The only area where we can do forward pricing is on contracting. There are a lot of things we can do there, but the challenge we have is, how far do you want to forward-contract? Three years ago, we should have contracted three years' worth of crops. Who knows where we'll end up? In this local area, in the last eight years, we've seen 30-bushel soybeans and we've seen 60-bushel soybeans, so how far do you want to leverage yourself? That extra 30 bushels makes all the difference on what kind of year you're going to have this year, and probably the next year, if you work forward.
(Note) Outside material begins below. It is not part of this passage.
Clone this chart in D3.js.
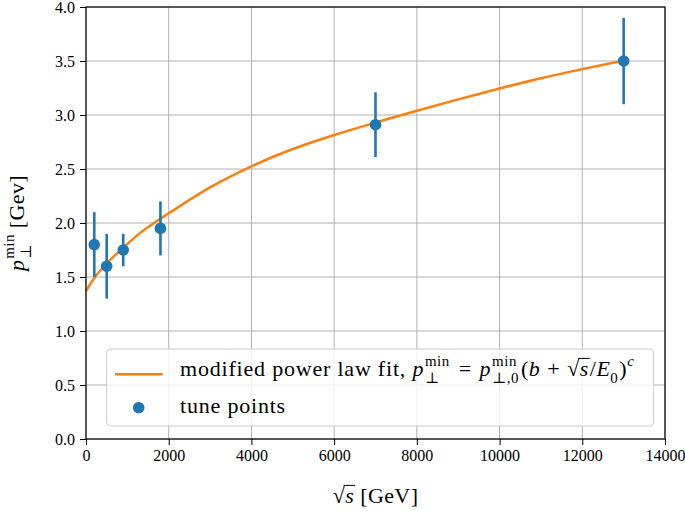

That's why I would like to see a market revenue sort of insurance scheme again. I know you didn't want to talk about programming, but the current programs we have now, not just on BRM, are a lottery. Look at traceability. All the applications had to be in on March 1 by 9 o'clock, and by 3 o'clock the money was spent. That's a lottery. Look at the Canada-Ontario farm stewardship program. To me, that was a lottery. The applications went in--and I didn't get anything last year because I was three weeks late. The money was spent within three weeks. There's something wrong with a program when it gets taken up that quickly. It ends up that you've got neighbours who are still competing for the same piece of dirt, trying to do the same thing, but one person, through the lottery, ended up with $30,000 and the other person ended up with nothing. To me, that's a problem in the programming. It's not fully funded.
I think there's fully funded programming when they're environmentally sound, or for traceability, or this sort of thing; that should be the case. But I would go one step further. Having been an IP and a seed producer for 15 years, I'm not sure the government should be in the traceability business. The marketplace should do that. It did it in soybeans. When it comes to livestock and animal production, I'm not sure the marketplace shouldn't be putting those traceability programs in place, if they need it, because it would be suited for their needs, not for the government regulatory needs or someone at CFIA. I think the CFIA could be doing a much better job with what it has available. If it was out of the Fertilizer Act business of trying to register inoculants and soil amendments and that sort of thing, it could concentrate on just imports and setting standards that are globally competitive for us.